Or pull it out of somewhere else? I have wondering where they got the number 2000. Media Matters has some stuff about it which indicates the Moonie Washington Times started it.
There appear to be much much fewer than that. I wish that someone would find out the answer to the question so they would sending it around as a false soundbite.
http://mediamatters.org/items/200509120005"September 11, ABC host George Stephanopoulos repeated a falsehood that had reverberated through the right-wing media the preceding week -- that "there were 2,000 buses under water" that New Orleans Mayor C. Ray Nagin could have used to evacuate his city before Hurricane Katrina's arrival.
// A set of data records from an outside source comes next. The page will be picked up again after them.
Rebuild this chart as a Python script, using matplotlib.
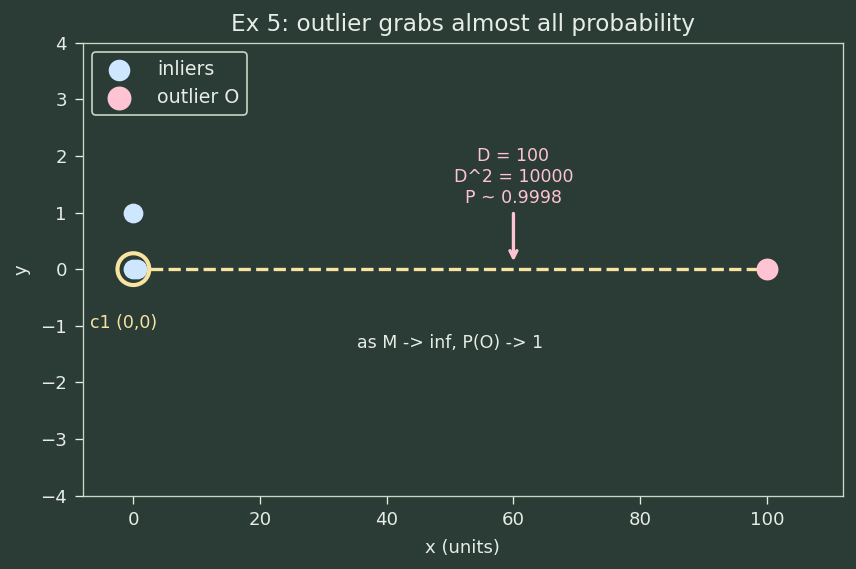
import numpy as np
import matplotlib.pyplot as plt

# data
inlier_x = [0.0, 0.0, 0.6]
inlier_y = [0.0, 1.0, 0.0]
outlier_x = [100.0]
outlier_y = [0.0]
center = (0.0, 0.0)
D = 100
D2 = 10000
P = 0.9998

bg = '#2a3c35'
fg = '#e6ece6'
yellow = '#f9e3a0'
pink = '#ffc4d4'

dpi = 119
fig = plt.figure(figsize=(856 / dpi, 569 / dpi), dpi=dpi, facecolor=bg)
ax = fig.add_axes([0.0966, 0.129, 0.888, 0.796])
ax.set_facecolor(bg)

ax.plot([center[0], outlier_x[0]], [center[1], outlier_y[0]], '--', color=yellow, lw=2, zorder=1)
ax.scatter(inlier_x, inlier_y, s=120, color='#cfe6ff', zorder=3, label='inliers')
ax.scatter(outlier_x, outlier_y, s=150, color=pink, zorder=3, label='outlier O')
ax.scatter([center[0]], [center[1]], s=370, facecolor='none', edgecolor=yellow, lw=2.5, zorder=4)

ax.text(-6.8, -0.95, 'c1 (0,0)', color=yellow, fontsize=10.5, ha='left', va='center')
ax.text(50, -1.3, 'as M -> inf, P(O) -> 1', color=fg, fontsize=10.5, ha='center', va='center')
ax.annotate(f'D = {D}\nD^2 = {D2}\nP ~ {P}', xy=(60, 0.08), xytext=(60, 1.1),
            ha='center', va='bottom', color=pink, fontsize=10.5,
            arrowprops=dict(arrowstyle='->', color=pink, lw=2))

ax.set_xlim(-8, 112)
ax.set_ylim(-4, 4)
ax.set_xticks([0, 20, 40, 60, 80, 100])
ax.set_title('Ex 5: outlier grabs almost all probability', color=fg, fontsize=14, pad=7)
ax.set_xlabel('x (units)', color=fg, fontsize=11, labelpad=6)
ax.set_ylabel('y', color=fg, fontsize=11, labelpad=6)
ax.tick_params(colors=fg, labelsize=11, length=5, pad=4.5)
for s in ax.spines.values():
    s.set_color('#c8d8c8')

leg = ax.legend(loc='upper left', fontsize=11.5, facecolor=bg, edgecolor='#c8d8c8',
                framealpha=1, markerscale=1.1, handletextpad=1.0)
for t in leg.get_texts():
    t.set_color(fg)

fig.savefig('out.png', dpi=dpi, facecolor=bg)
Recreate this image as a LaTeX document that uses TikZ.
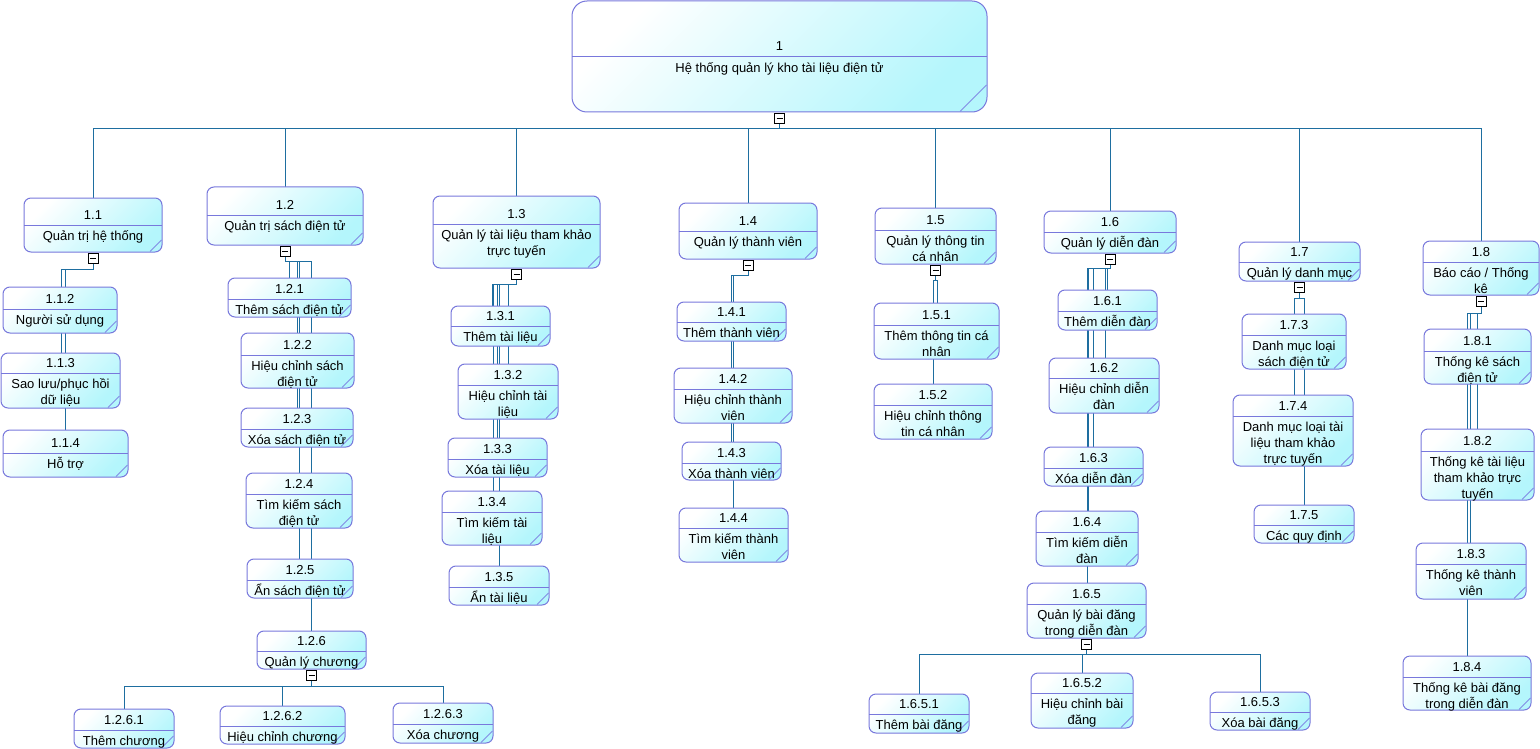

The claim appears to have originated in a September 6 column by Washington Times editor-in-chief Wesley Pruden, who inaccurately charged that, although Nagin ordered a mandatory evacuation before the hurricane's arrival, he "kept the city's 2,000 school buses parked and locked in neat rows when there was still time to take the refugees to higher ground." Conservative websites, including the Power Line and Little Green Footballs weblogs, quickly linked to Pruden's column."
"But Pruden dramatically overstated the number of New Orleans school buses. As of 2003, the most recent year for which data appears to be available, the Orleans Parish school district, which operates New Orleans' public schools, owned only 324 school buses. In addition, a Louisiana Department of Transportation and Development profile of the New Orleans Regional Transit Authority (RTA), last updated May 5, notes that RTA owned 364 public buses, bringing the total of the city's public transit and school buses to fewer than 700 (assuming the fleet of school buses has not been dramatically increased since 2003), far fewer than the 2,000 Pruden claimed."
In fact, The New York Times reported on September 4 that Louisiana emergency planners believed it would take as many as 2,000 buses "to evacuate an estimated 100,000 elderly and disabled people" in the event of a catastrophic hurricane like Katrina. But, The New York Times wrote, this was "far more than New Orleans possessed."
Pruden's claim that the city possessed 2,000 school buses that could have been used for a pre-storm evacuation appears to be an exaggeration of a September 1 Associated Press photograph of school buses parked in a flooded lot in New Orleans. The photograph was widely reported on conservative websites, including the Media Research Center's NewsBusters weblog, the Instapundit weblog, and Michelle Malkin's weblog. A September 6 MSNBC.com article that described the scene in the AP photograph noted, "Some 200 New Orleans school buses sit underwater in a parking lot, unused. That's enough to have evacuated at least 13,000 people."
AND this number really stunned me....the number of people most likely left in the city:
While estimates of the number of residents stranded in New Orleans following the storm vary, New Orleans officials have suggested that 80 percent of the city's residents evacuated before the hurricane hit. That leaves roughly 97,000 residents who remained in New Orleans.
New Orleans' combined fleet of public transit and school buses would not have had nearly enough capacity to evacuate all of those who remained in the city. A July 8 Times-Picayune article, titled "RTA buses would be used for evacuation; But plan still falls far short of needs," pointed out that the RTA owned 364 public buses. "Even if the entire fleet was used," the Times-Picayune noted, "the buses would carry only about 22,000 people out of the city -- far short of the 134,000 people estimated to be without cars in a recent University of New Orleans study." Even the addition of the full school bus fleet would have been far from sufficient to transport the remaining residents.